Newcastle managing director Derek Llambias has admitted he and owner Mike Ashley still call the club's ground St James' Park, rather than the Sports Direct Arena.
The pair sparked fury on Tyneside when they decided to re-name the 52,000 capacity stadium - clothing retailers Sports Direct are owned by Ashley - in a bid to attract a commercial sponsor.
Supporters were outraged at the abandonment of the name that has accompanied the stadium since it was first opened in 1892, with one Magpies fan daubing the old name back on a wall in paint after the St James' Park signage was removed several weeks ago.
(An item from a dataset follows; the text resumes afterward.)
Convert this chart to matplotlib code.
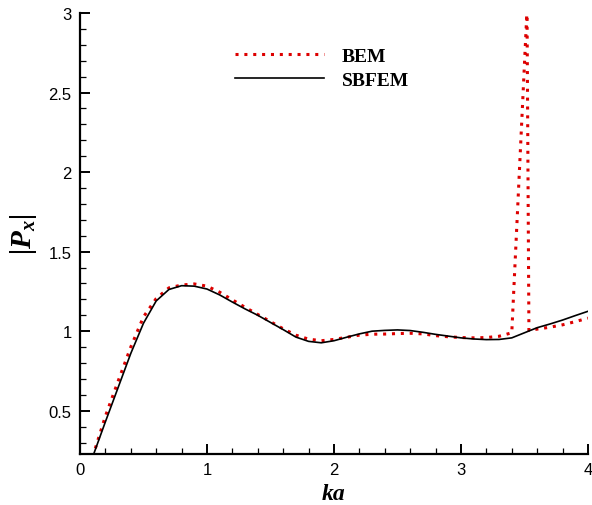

Others recently brought a coffin bearing the St James' Park name to a home game, while Sports Direct hoarding at the ground was ripped off during Thursday night's reserve team draw against Sunderland.
Llambias insists he understands the frustrations at the club's decision and, a touch surprisingly, said that despite publicly backing the name change, neither he nor the owner use it.
"Naming rights is such a passionate thing, but it's not about being disrespectful or taking away the tradition or history of the club, it's about trying to get another Yohan Cabaye out there on the pitch," Llambias told The Times.
"Do you think me and Mike call it the Sports Direct Arena? We call it St James' Park, because it is St James' Park. But, to optimise our commercial side, we needed to get that in there. Other clubs do it.
"Mike is a Chelsea supporter. Everyone thinks he is a Tottenham supporter, by the way, and that upsets him. But if Stamford Bridge was changing names, he'd have a view. It will always be Stamford Bridge.
"The same goes for St James'. But we have to do our best for the club and for the people who turn up to see the games.''
The revelation comes a day after the Magpies announced an operating loss of £3.9 million, a figure which represents a massive improvement on the previous two years and a significant step towards the break-even point.